(via The Outline of Art) William Orpen writes:
While admitting that ‘The Surrender of Breda’ challenges the greatest masters on their own ground, rivalling the highest achievements of Titian, Tintoretto, and Veronese both in its dignity as illustration and in its beauty as decoration, yet Mr Stevenson has affirmed that ‘it is not the complete expression of the Velazquez eyesight.’ In a sense it is not; it has not the amazing actuality of some of the painter’s later works, but it may be questioned whether it is desirable that it should have this quality. This painting, we must remember, was first and foremost a decoration painted to adorn a certain wall in a given apartment, and the experience of centuries has shown that ultra-realism does not produce the most effective forms of decoration, which need a certain deliberate convention to emphasize their beauty as patterns. In ‘The Surrender of Breda’ Velazquez gives us the greatest amount of realism compatible with the success of the picture as a decoration: it fulfills its purpose to perfection, and than this no higher praise can be given.
Just about the time of this painting, Velazquez was introduced to a new sitter, the king’s little son Balthasar Carlos. Of the many portraits he made of this prince none is more delightful than the one which shows him on horseback. This quaint and rather pathetic little figure on his prancing steed, with the whole of Spain seemingly summed up and expressed in the landscape behind him, is the most adorable picture ever painted of a small boy. For all his pomp and importance (emphasized by the marshal’s baton in his hand), the stern, set face—so like his father’s—makes us feel sorry for him. He is very human; we feel that he is a lonely child, and somehow the painter with prophetic insight seems to suggest that he has not long to live. Poor little Balthasar Carlos, born in 1629, did not live to be twenty. In 1646 he caught a cold at Saragossa and died. Thereafter Velazquez had no royal prince to paint, and Philip IV had to lavish all his domestic affection on a little princess, the Infanta Maria Teresa, who had been born in 1638. Soon after her arrival troubles came thick upon Spain. Olivarez mismanaged matters badly and was disgraced in 1643; and the same year those lances of Spain, hitherto invincible, which we see in ‘The Surrender of Breda,’ themselves suffered the agony of defeat and were utterly crumpled up and crushed at Rocroi by the great French commander Condé. Domestic griefs accompanied these public misfortunes, for two years before he lost his son, Philip lost his wife, the Queen Isabella.
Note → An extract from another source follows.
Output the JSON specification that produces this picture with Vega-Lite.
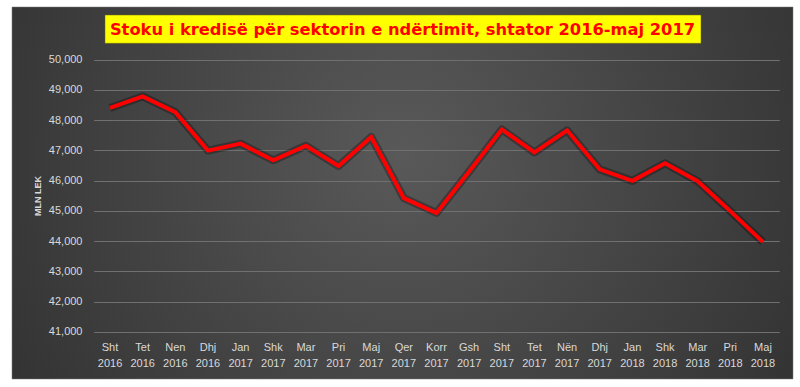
{
  "$schema": "https://vega.github.io/schema/vega-lite/v6.json",
  "width": 781,
  "height": 372,
  "autosize": "none",
  "padding": {"left": 12, "top": 7, "right": 7, "bottom": 8},
  "background": "#ffffff",
  "view": {
    "fill": {"gradient": "radial", "x1": 0.5, "y1": 0.45, "r1": 0, "x2": 0.5, "y2": 0.45, "r2": 0.75,
      "stops": [{"offset": 0, "color": "#595959"}, {"offset": 1, "color": "#282828"}]},
    "stroke": "#7a7a7a",
    "strokeWidth": 0.5
  },
  "title": {
    "text": "Stoku i kredisë për sektorin e ndërtimit, shtator 2016-maj 2017",
    "font": "DejaVu Sans",
    "fontWeight": "bold",
    "fontSize": 16.3,
    "color": "#ff0000",
    "anchor": "middle",
    "frame": "group",
    "baseline": "alphabetic",
    "offset": -44
  },
  "data": {
    "values": [
      {"period": "Sht 2016", "value": 48400},
      {"period": "Tet 2016", "value": 48780},
      {"period": "Nen 2016", "value": 48260},
      {"period": "Dhj 2016", "value": 46990},
      {"period": "Jan 2017", "value": 47220},
      {"period": "Shk 2017", "value": 46670},
      {"period": "Mar 2017", "value": 47150},
      {"period": "Pri 2017", "value": 46480},
      {"period": "Maj 2017", "value": 47440},
      {"period": "Qer 2017", "value": 45420},
      {"period": "Korr 2017", "value": 44930},
      {"period": "Gsh 2017", "value": 46300},
      {"period": "Sht 2017", "value": 47690},
      {"period": "Tet 2017", "value": 46930},
      {"period": "Nën 2017", "value": 47660},
      {"period": "Dhj 2017", "value": 46370},
      {"period": "Jan 2018", "value": 45990},
      {"period": "Shk 2018", "value": 46570},
      {"period": "Mar 2018", "value": 45980},
      {"period": "Pri 2018", "value": 44990},
      {"period": "Maj 2018", "value": 43970}
    ]
  },
  "resolve": {"scale": {"x": "independent", "y": "independent"}, "axis": {"x": "independent", "y": "independent"}},
  "layer": [
    {
      "data": {"values": [{}]},
      "mark": {"type": "rect", "color": "#ffff00", "stroke": "#6b6b00", "strokeWidth": 0.5},
      "encoding": {
        "x": {"datum": 0, "type": "quantitative", "scale": {"domain": [0, 1], "range": [93, 689]}, "axis": null},
        "x2": {"datum": 1},
        "y": {"datum": 0, "type": "quantitative", "scale": {"domain": [0, 1], "range": [36.3, 8]}, "axis": null},
        "y2": {"datum": 1}
      }
    },
    {
      "encoding": {
        "x": {
          "field": "period",
          "type": "ordinal",
          "sort": null,
          "scale": {"type": "band", "range": [81.7, 767.3], "paddingInner": 0, "paddingOuter": 0},
          "axis": {
            "orient": "bottom",
            "title": null,
            "labelExpr": "split(datum.value, ' ')",
            "labelAngle": 0,
            "labelBaseline": "top",
            "labelLineHeight": 16,
            "labelOverlap": false,
            "domain": false,
            "ticks": false,
            "grid": false,
            "labelPadding": 0,
            "offset": -37.5,
            "labelColor": "#d9d9d9",
            "labelFont": "Liberation Sans",
            "labelFontSize": 11
          }
        },
        "y": {
          "field": "value",
          "type": "quantitative",
          "scale": {"domain": [41000, 50000], "range": [324.9, 52.5], "zero": false, "nice": false},
          "axis": {
            "values": [41000, 42000, 43000, 44000, 45000, 46000, 47000, 48000, 49000, 50000],
            "format": ",d",
            "grid": true,
            "gridColor": "#707070",
            "gridWidth": 1,
            "domain": false,
            "ticks": false,
            "labelPadding": 0,
            "offset": -70,
            "labelColor": "#d9d9d9",
            "labelFont": "Liberation Sans",
            "labelFontSize": 11,
            "title": "MLN LEK",
            "titleFont": "Liberation Sans",
            "titleFontSize": 9,
            "titleFontWeight": "bold",
            "titleColor": "#d9d9d9",
            "titleAngle": -90,
            "titleAlign": "center",
            "titleBaseline": "middle",
            "titleX": -45,
            "titleY": 188.5
          }
        }
      },
      "layer": [
        {
          "mark": {"type": "line", "stroke": "#000000", "strokeWidth": 8, "opacity": 0.3, "strokeJoin": "round"}
        },
        {
          "mark": {"type": "line", "stroke": "#ff0000", "strokeWidth": 4, "strokeJoin": "miter"}
        }
      ]
    }
  ]
}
In 1649 Velazquez again visited Italy, no longer the follower of an all conquering army but the agent of a monarch whose power was waning. He landed at Genoa on January 2, and passing through Milan made for Venice, where he purchased several pictures for the King. This indeed, was the principal object of his journey. From Venice he went to Rome, where he painted the splendid portrait of Innocent X which now hangs in the Doria Palace, Rome, and met several artists of note—among them being Salvator Rosa (1615-73), the Neapolitan painter of brigands and wild scenery, and Nicolas Poussin (1594-1665), the polished Frenchman, who in his classical subjects carried on the tradition of the great Renaissance and in his landscapes was a real pioneer.
In the summer of 1651 Velazquez returned to Madrid, where still further honors awaited him. He was made Marshal of the Palace, and as Philip IV had married again during his absence—married his own niece Mariana of Austria, a girl of fourteen—the new Marshal was kept busy organizing festivities and tournaments for the amusement of the young Queen. By this second wife Philip had the Princess Margaret, born 1651, who is the central figure in the world famous ‘Las Meninas’. This picture in English ‘The Maids of Honor,’ marks the culmination of the third period of Velazquez and is the supreme achievement of his life.